Дядя Уильям был человек положительный и дружелюбный.
«В дни моего детства он был заядлым курильщиком и вдумчивым пьяницей. Кто-то поспорил, что застанет Барни Шоу трезвым, и заявился к нему спозаранок. Все равно проиграл. Впрочем, такое не редкость и у заурядных пьяниц. А с упомянутым Шоу стряслась удивительная вещь: дядюшка как-то разом бросил пить и курить и с редким старанием занялся игрой на трубе. Много лет безупречный холостяк предавался сему тихому и скромному занятию, но однажды потрясенный Дублин узнал, что он оставил трубу и женился на даме великой набожности и с приличным положением в обществе. Само собой разумеется, дама порвала всякие отношения с нами и, насколько я помню, с другими родственниками тоже. Словом, я ее ни разу не видел, а с дядюшкой после свадьбы видался лишь украдкой, да и то на улице. Он с самыми благородными побуждениями делал безнадежные попытки спасти меня и, как истый Шоу, в глубине души, верно, улыбался непочтительным шуткам, коими я усыпал свою дорогу к погибели. Ходила молва, что он посиживает с Библией на коленях, разглядывая в театральный бинокль женский пляж в Долки. Моя сестра была пловчихой и в том, что касается бинокля, эту версию поддержала…

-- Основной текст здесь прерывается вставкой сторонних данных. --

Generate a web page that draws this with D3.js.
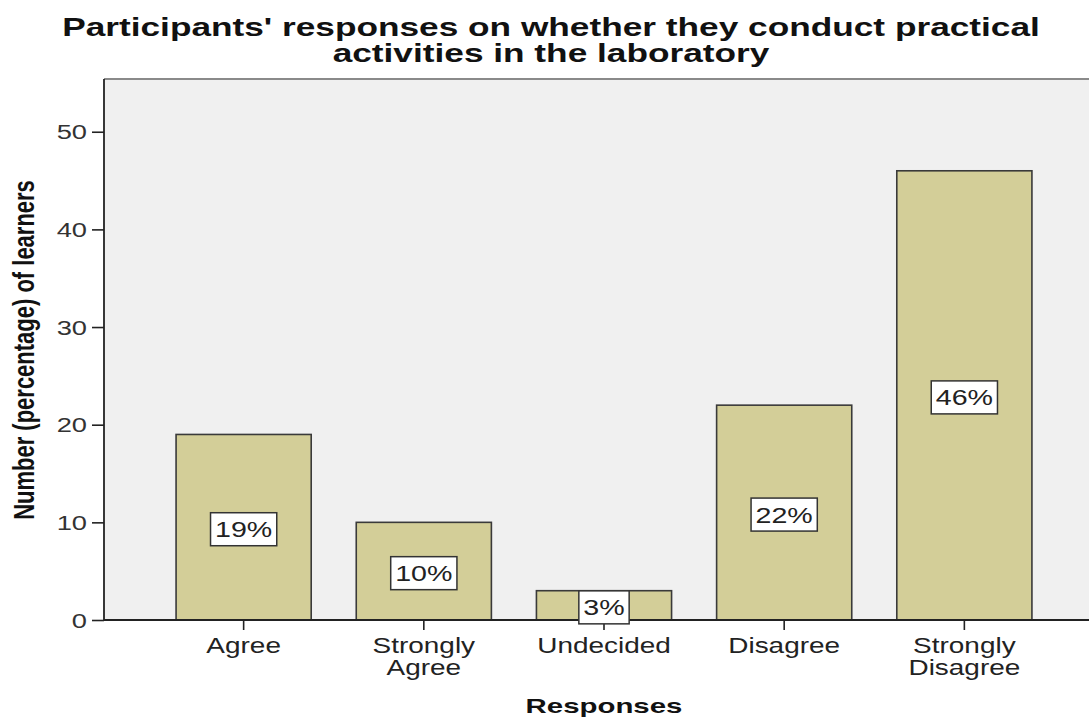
<!DOCTYPE html>
<html>
<head>
<meta charset="utf-8">
<script src="https://cdn.jsdelivr.net/npm/d3@7"></script>
<style>
  html, body { margin: 0; padding: 0; background: #fff; }
  svg { display: block; }
  text { font-family: "Liberation Sans", Arial, sans-serif; fill: #111; }
</style>
</head>
<body>
<svg id="chart" width="1089" height="717"></svg>
<script>
// Response categories and learner counts (percent of 100 learners)
const categories = ["Agree", "Strongly Agree", "Undecided", "Disagree", "Strongly Disagree"];
const categoryLines = [["Agree"], ["Strongly", "Agree"], ["Undecided"], ["Disagree"], ["Strongly", "Disagree"]];
const counts = [19, 10, 3, 22, 46];
const percentLabels = ["19%", "10%", "3%", "22%", "46%"];
const yTicks = [0, 10, 20, 30, 40, 50];
const titleLines = ["Participants' responses on whether they conduct practical", "activities in the laboratory"];
const xTitle = "Responses";
const yTitle = "Number (percentage) of learners";

const W = 1089, H = 717;
const plot = { left: 104, right: 1104, top: 79, bottom: 620 };
const STRETCH = 1.3; // wide lettering used throughout

const svg = d3.select("#chart");

const x = d3.scaleBand()
  .domain(categories)
  .range([plot.left, plot.right])
  .paddingInner(0.25)
  .paddingOuter(0.4);

const y = d3.scaleLinear()
  .domain([0, 55.4])
  .range([plot.bottom, plot.top]);

// helper: horizontally stretched text anchored at (px, py)
function wideText(sel, px, py, str, opts = {}) {
  const sx = opts.stretch || STRETCH;
  const t = sel.append("text")
    .attr("transform", `translate(${px},${py}) scale(${sx},1)` + (opts.rotate ? ` rotate(${opts.rotate})` : ""))
    .attr("text-anchor", opts.anchor || "middle")
    .attr("font-size", opts.size || 21)
    .attr("font-weight", opts.weight || "normal")
    .text(str);
  if (opts.fill) t.style("fill", opts.fill);
  return t;
}

// plot background
svg.append("rect")
  .attr("x", plot.left).attr("y", plot.top)
  .attr("width", W - plot.left + 10).attr("height", plot.bottom - plot.top)
  .attr("fill", "#f0f0f0");

// top frame line
svg.append("line")
  .attr("x1", plot.left).attr("x2", W + 10)
  .attr("y1", plot.top).attr("y2", plot.top)
  .attr("stroke", "#8a8a8a").attr("stroke-width", 2);

// bars
svg.append("g").selectAll("rect")
  .data(categories)
  .join("rect")
  .attr("x", d => x(d))
  .attr("y", (d, i) => y(counts[i]))
  .attr("width", x.bandwidth())
  .attr("height", (d, i) => y(0) - y(counts[i]))
  .attr("fill", "#d3ce98")
  .attr("stroke", "#3a3a3a")
  .attr("stroke-width", 1.6);

// y axis
const yAxis = svg.append("g")
  .attr("transform", `translate(${plot.left},0)`)
  .call(d3.axisLeft(y).tickValues(yTicks).tickSize(12).tickFormat(""));
yAxis.select(".domain").attr("stroke", "#222").attr("stroke-width", 1.8)
  .attr("d", `M0,${plot.top}V${plot.bottom}`);
yAxis.selectAll(".tick line").attr("stroke", "#222").attr("stroke-width", 1.6);
yTicks.forEach(v => {
  wideText(svg, plot.left - 17, y(v) + 7.5, String(v), { anchor: "end", size: 21, fill: "#333" });
});

// x axis
const xAxis = svg.append("g")
  .attr("transform", `translate(0,${plot.bottom})`)
  .call(d3.axisBottom(x).tickSize(10).tickFormat(""));
xAxis.select(".domain").attr("stroke", "#222").attr("stroke-width", 1.8)
  .attr("d", `M${plot.left},0H${W + 10}`);
xAxis.selectAll(".tick line").attr("stroke", "#222").attr("stroke-width", 1.6);
categories.forEach((c, i) => {
  categoryLines[i].forEach((ln, j) => {
    wideText(svg, x(c) + x.bandwidth() / 2, 653 + j * 22, ln, { size: 21.5, fill: "#222" });
  });
});

// value labels in boxes at bar mid-height
const labelSize = 22;
categories.forEach((c, i) => {
  const cx = x(c) + x.bandwidth() / 2;
  const cy = y(counts[i] / 2) + 2;
  const g = svg.append("g");
  const t = wideText(g, cx, cy + 8, percentLabels[i], { size: labelSize, fill: "#222" });
  const w = t.node().getComputedTextLength() * STRETCH + 9;
  g.insert("rect", "text")
    .attr("x", cx - w / 2).attr("y", cy - 16.5)
    .attr("width", w).attr("height", 33)
    .attr("fill", "#fff")
    .attr("stroke", "#333").attr("stroke-width", 1.5);
});

// titles
wideText(svg, 551, 36, titleLines[0], { size: 25, weight: "bold", stretch: 1.41 });
wideText(svg, 551, 62, titleLines[1], { size: 25, weight: "bold", stretch: 1.41 });
wideText(svg, 604, 713, xTitle, { size: 21, weight: "bold", stretch: 1.4 });
wideText(svg, 34, 350, yTitle, { size: 22, weight: "bold", rotate: -90 });
</script>
</body>
</html>
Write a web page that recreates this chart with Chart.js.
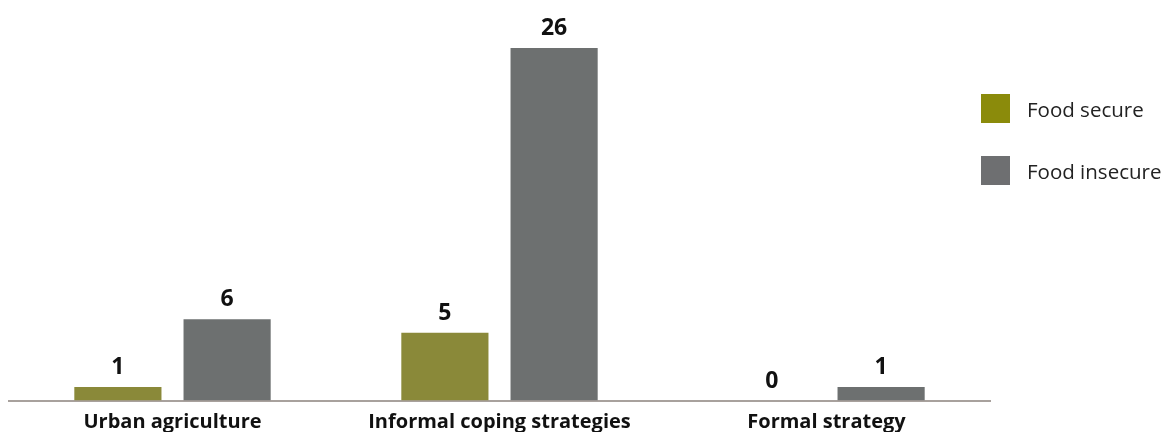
<!DOCTYPE html>
<html>
<head>
<meta charset="utf-8">
<title>Food security strategies</title>
<script src="https://cdn.jsdelivr.net/npm/chart.js@4/dist/chart.umd.min.js"></script>
<style>
    html, body { margin: 0; padding: 0; background: #fff; }
    #wrap { position: relative; width: 1165px; height: 432px; overflow: hidden; }
    #legend { position: absolute; left: 981px; top: 94px; font-family: "Open Sans", Lato, sans-serif; font-size: 20.5px; color: #222; white-space: nowrap; }
    .legend-item { display: flex; align-items: center; height: 29px; margin-bottom: 33px; }
    .legend-box { width: 29px; height: 29px; margin-right: 17px; flex: none; }
</style>
</head>
<body>
<div id="wrap">
    <canvas id="chart" width="1165" height="432"></canvas>
    <div id="legend"></div>
</div>
<script>
const categories = ['Urban agriculture', 'Informal coping strategies', 'Formal strategy'];
const foodSecure = [1, 5, 0];
const foodInsecure = [6, 26, 1];
const seriesNames = ['Food secure', 'Food insecure'];
const barColors = ['#8a8939', '#6d7070'];
const legendColors = ['#8b8b0b', '#6e6f71'];

// Numbers above each bar
const valueLabels = {
    id: 'valueLabels',
    afterDatasetsDraw(chart) {
        const ctx = chart.ctx;
        ctx.save();
        ctx.font = 'bold 23px "Open Sans", Lato, sans-serif';
        ctx.fillStyle = '#111';
        ctx.textAlign = 'center';
        ctx.textBaseline = 'alphabetic';
        chart.data.datasets.forEach((ds, i) => {
            chart.getDatasetMeta(i).data.forEach((bar, j) => {
                ctx.fillText(String(ds.data[j]), bar.x, bar.y - 13);
            });
        });
        ctx.restore();
    }
};

const chart = new Chart(document.getElementById('chart').getContext('2d'), {
    type: 'bar',
    data: {
        labels: categories,
        datasets: [
            { label: seriesNames[0], data: foodSecure, backgroundColor: barColors[0] },
            { label: seriesNames[1], data: foodInsecure, backgroundColor: barColors[1] }
        ]
    },
    options: {
        responsive: false,
        animation: false,
        categoryPercentage: 0.668,
        barPercentage: 0.798,
        layout: { padding: { top: 48, left: 9, right: 175, bottom: -12.5 } },
        plugins: {
            legend: { display: false },
            tooltip: { enabled: false }
        },
        scales: {
            x: {
                grid: { display: false, drawTicks: false },
                border: { display: true, color: '#a8a19d', width: 2 },
                ticks: {
                    padding: 10,
                    color: '#111',
                    font: { family: '"Open Sans", Lato, sans-serif', size: 20, weight: 'bold' }
                }
            },
            y: {
                display: false,
                min: 0,
                max: 26
            }
        }
    },
    plugins: [valueLabels]
});

// Legend on the right
document.getElementById('legend').innerHTML = seriesNames.map((name, i) => `
    <div class="legend-item">
        <span class="legend-box" style="background:${legendColors[i]}"></span>
        <span>${name}</span>
    </div>
`).join('');
</script>
</body>
</html>
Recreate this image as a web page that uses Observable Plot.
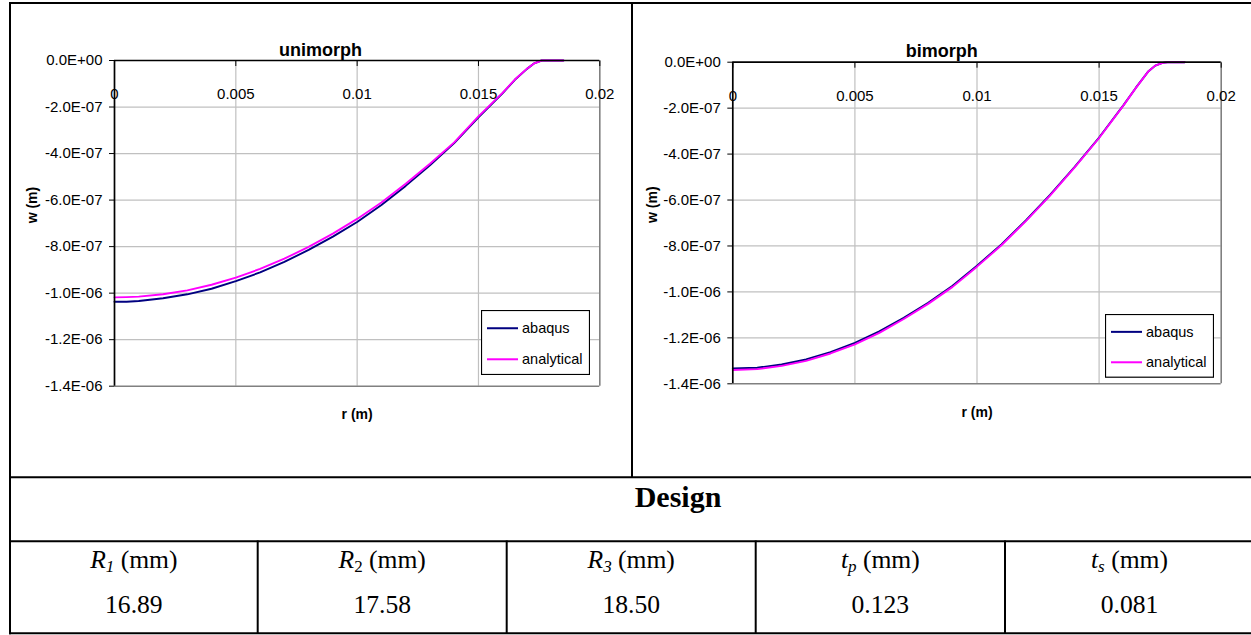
<!DOCTYPE html>
<html><head><meta charset="utf-8">
<script src="https://cdn.jsdelivr.net/npm/d3@7"></script>
<script src="https://cdn.jsdelivr.net/npm/@observablehq/plot@0.6"></script>
<style>
html,body{margin:0;padding:0;background:#fff;}
#page{position:relative;width:1251px;height:635px;overflow:hidden;background:#fff;}
.layer{position:absolute;left:0;top:0;}
.chart{position:absolute;}
</style></head>
<body>
<div id="page"></div>
<script>
// ---------------- data ----------------
const seriesNames = ["abaqus", "analytical"];
const seriesColors = ["#000080", "#ff00ff"];

// radius in mm (converted to m in the channel), deflection in micrometres (converted to m)
const uniR = [0, 0.5, 1, 2, 3, 4, 5, 6, 7, 8, 9, 10, 11, 12, 13, 14, 15, 16, 16.5, 17, 17.3, 17.6, 18.5];
const uniAbaqus = [-1.037, -1.037, -1.034, -1.022, -1.005, -0.981, -0.948, -0.911, -0.866, -0.814, -0.757, -0.694, -0.621, -0.539, -0.450, -0.355, -0.244, -0.140, -0.083, -0.036, -0.012, 0, 0];
const uniAnalytical = [-1.018, -1.017, -1.015, -1.005, -0.988, -0.964, -0.933, -0.896, -0.852, -0.801, -0.744, -0.681, -0.610, -0.530, -0.444, -0.352, -0.240, -0.138, -0.082, -0.035, -0.012, 0, 0];

const biR = [0, 1, 2, 3, 4, 5, 6, 7, 8, 9, 10, 11, 12, 13, 14, 15, 16, 16.5, 17, 17.3, 17.6, 17.8, 18.5];
const biAbaqus = [-1.333, -1.330, -1.316, -1.294, -1.262, -1.222, -1.172, -1.113, -1.047, -0.973, -0.886, -0.793, -0.689, -0.577, -0.456, -0.328, -0.187, -0.112, -0.042, -0.015, -0.003, 0, 0];
const biAnalytical = [-1.340, -1.336, -1.322, -1.300, -1.268, -1.228, -1.178, -1.118, -1.052, -0.978, -0.890, -0.797, -0.692, -0.580, -0.458, -0.330, -0.188, -0.113, -0.042, -0.015, -0.003, 0, 0];

const xTicks = [0, 0.005, 0.01, 0.015, 0.02];
const xTickLabels = ["0", "0.005", "0.01", "0.015", "0.02"];
const yTicks = [0, -2e-7, -4e-7, -6e-7, -8e-7, -1e-6, -1.2e-6, -1.4e-6];
const yTickLabels = ["0.0E+00", "-2.0E-07", "-4.0E-07", "-6.0E-07", "-8.0E-07", "-1.0E-06", "-1.2E-06", "-1.4E-06"];

const chartTitles = ["unimorph", "bimorph"];
const xTitle = "r (m)";
const yTitle = "w (m)";

const tableHeading = "Design";
const headSymbols = ["R", "R", "R", "t", "t"];
const headSubs = ["1", "2", "3", "p", "s"];
const headSubItalic = [true, false, true, true, true];
const headUnit = " (mm)";
const headValues = ["16.89", "17.58", "18.50", "0.123", "0.081"];

// ---------------- helpers ----------------
const sans = '"Liberation Sans", Arial, Helvetica, sans-serif';
const serif = '"Liberation Serif", "Times New Roman", Times, serif';

function rows(rArr, wArr) {
  return rArr.map((r, i) => ({r: r / 1000, w: wArr[i] * 1e-6}));
}

function makeChart(cfg) {
  const ab = rows(cfg.r, cfg.abaqus);
  const an = rows(cfg.r, cfg.analytical);
  return Plot.plot({
    width: cfg.width, height: cfg.height,
    marginLeft: cfg.ml, marginRight: cfg.mr, marginTop: cfg.mt, marginBottom: cfg.mb,
    x: {domain: [0, 0.02], axis: null},
    y: {domain: [-1.4e-6, 0], axis: null},
    style: {fontFamily: sans, background: "transparent", overflow: "visible", color: "#000"},
    marks: [
      Plot.gridX(xTicks.slice(1, -1), {stroke: "#c0c0c0", strokeOpacity: 1, strokeWidth: 1.2}),
      Plot.gridY(yTicks.slice(1, -1), {stroke: "#c0c0c0", strokeOpacity: 1, strokeWidth: 1.2}),
      Plot.ruleX([0.02], {stroke: "#808080", strokeWidth: 1.6}),
      Plot.ruleY([-1.4e-6], {stroke: "#808080", strokeWidth: 1.6}),
      Plot.line(ab, {x: "r", y: "w", stroke: seriesColors[0], strokeWidth: 1.9}),
      Plot.line(an, {x: "r", y: "w", stroke: seriesColors[1], strokeWidth: 1.9}),
      Plot.ruleX([0], {stroke: "#000", strokeWidth: 1.7}),
      Plot.ruleY([0], {stroke: "#000", strokeWidth: 1.7}),
      Plot.axisY({anchor: "left", ticks: yTicks, tickSize: 5, tickPadding: 7, fontSize: 15,
        tickFormat: d => yTickLabels[yTicks.indexOf(d)], label: null, stroke: "#000", fill: "#000"}),
      Plot.axisX({anchor: "top", ticks: xTicks, tickSize: -5, tickFormat: () => "", label: null, stroke: "#000"}),
      Plot.text(xTicks, {x: d => d, frameAnchor: "top", dy: cfg.xLabDy, text: d => xTickLabels[xTicks.indexOf(d)], fontSize: 15, fill: "#000"}),
      Plot.text([cfg.title], {frameAnchor: "top", dx: cfg.titleDx, dy: cfg.titleDy, fontSize: 18, fontWeight: "bold", fill: "#000"}),
      Plot.text([xTitle], {frameAnchor: "bottom", dy: cfg.xTitleDy, fontSize: 14, fontWeight: "bold", fill: "#000"}),
      Plot.text([yTitle], {frameAnchor: "left", dx: cfg.yTitleDx, rotate: -90, fontSize: 14, fontWeight: "bold", fill: "#000"})
    ]
  });
}

const page = document.getElementById("page");

// ---------------- table frame & text ----------------
const W = 1251, H = 635;
const svg = d3.select(page).append("svg").attr("class", "layer").attr("width", W).attr("height", H);
const lineColor = "#000";
const hLines = [[9, 1260, 3], [9, 1260, 477.3], [9, 1260, 541.3], [9, 1260, 633.3]];
hLines.forEach(([x1, x2, y]) => svg.append("line").attr("x1", x1).attr("x2", x2).attr("y1", y).attr("y2", y).attr("stroke", lineColor).attr("stroke-width", 2));
const vLines = [[10, 2, 634.3], [632, 2, 478], [257.7, 540.5, 634], [506.7, 540.5, 634], [755.7, 540.5, 634], [1005, 540.5, 634]];
vLines.forEach(([x, y1, y2]) => svg.append("line").attr("x1", x).attr("x2", x).attr("y1", y1).attr("y2", y2).attr("stroke", lineColor).attr("stroke-width", 2));

svg.append("text").attr("x", 678).attr("y", 507).attr("text-anchor", "middle")
  .attr("font-family", serif).attr("font-size", 30).attr("font-weight", "bold").text(tableHeading);

const colEdges = [10, 257.7, 506.7, 755.7, 1005, 1254];
headSymbols.forEach((s, i) => {
  const cx = (colEdges[i] + colEdges[i + 1]) / 2;
  const t = svg.append("text").attr("x", cx).attr("y", 568).attr("text-anchor", "middle")
    .attr("font-family", serif).attr("font-size", 25.6);
  t.append("tspan").attr("font-style", "italic").text(s);
  t.append("tspan").attr("font-size", 17).attr("dy", 4).attr("font-style", headSubItalic[i] ? "italic" : "normal").text(headSubs[i]);
  t.append("tspan").attr("dy", -4).text(headUnit);
  svg.append("text").attr("x", cx).attr("y", 612.5).attr("text-anchor", "middle")
    .attr("font-family", serif).attr("font-size", 25.6).text(headValues[i]);
});

// ---------------- charts ----------------
const cfgs = [
  {left: 11, top: 4, width: 620, height: 472, ml: 103, mr: 31.7, mt: 56, mb: 90.3,
   r: uniR, abaqus: uniAbaqus, analytical: uniAnalytical, title: chartTitles[0],
   titleDx: -36.7, titleDy: -17.3, xLabDy: 27.5, xTitleDy: 32.3, yTitleDx: -82,
   legend: {x: 481, y: 310, w: 108, h: 64}},
  {left: 633, top: 4, width: 618, height: 472, ml: 99.3, mr: 30.3, mt: 57.7, mb: 92.7,
   r: biR, abaqus: biAbaqus, analytical: biAnalytical, title: chartTitles[1],
   titleDx: -35.2, titleDy: -18.4, xLabDy: 27.8, xTitleDy: 33.4, yTitleDx: -80.6,
   legend: {x: 1104.7, y: 314, w: 108, h: 62.7}}
];

cfgs.forEach(cfg => {
  const el = makeChart(cfg);
  el.classList.add("chart");
  el.style.left = cfg.left + "px";
  el.style.top = cfg.top + "px";
  page.appendChild(el);

  // legend box
  const L = cfg.legend;
  const lg = d3.select(page).append("svg").attr("class", "chart")
    .style("left", L.x + "px").style("top", L.y + "px")
    .attr("width", L.w + 1).attr("height", L.h + 1);
  lg.append("rect").attr("x", 0.5).attr("y", 0.5).attr("width", L.w).attr("height", L.h)
    .attr("fill", "#fff").attr("stroke", "#000").attr("stroke-width", 1.2);
  const rowsY = [L.h * 0.285, L.h * 0.77];
  seriesNames.forEach((n, i) => {
    lg.append("line").attr("x1", 6).attr("x2", 37).attr("y1", rowsY[i]).attr("y2", rowsY[i])
      .attr("stroke", seriesColors[i]).attr("stroke-width", 2);
    lg.append("text").attr("x", 41).attr("y", rowsY[i]).attr("dy", "0.35em")
      .attr("font-family", sans).attr("font-size", 14.5).attr("fill", "#000").text(n);
  });
});
</script>
</body></html>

Но развязка превзошла все ожидания — разразилась настоящая катастрофа. Библейские басни проняли дядю так сильно, что он отказался носить ботинки, толкуя: скоро его возьмут на небо, как Илию, а ботинки в небесном перелете только помеха.
Не остановившись на этом, он увешал свою комнату белым полотном, сколько мог собрать со всего дома, и объявил себя духом святым. Потом умолк и никогда уже более не размыкал уст. Жену предупредили, что эти тихие причуды могут со временем принять опасный оборот, и его поместили в частную психиатрическую лечебницу на северной окраине Дублина.
Отец решил, что дядю, может быть, приведет в чувство призыв трубы, но трубы найти не удалось. Недолго думая, отец прихватил с собой в лечебницу флейту. (Похоже, что тогдашние Шоу играли на любом духовом инструменте.) Дядя молча созерцал флейту, потом сыграл на ней «Милый дом родной» [4]. Тем отец и удовольствовался, ничего больше из дяди вытянуть не удалось.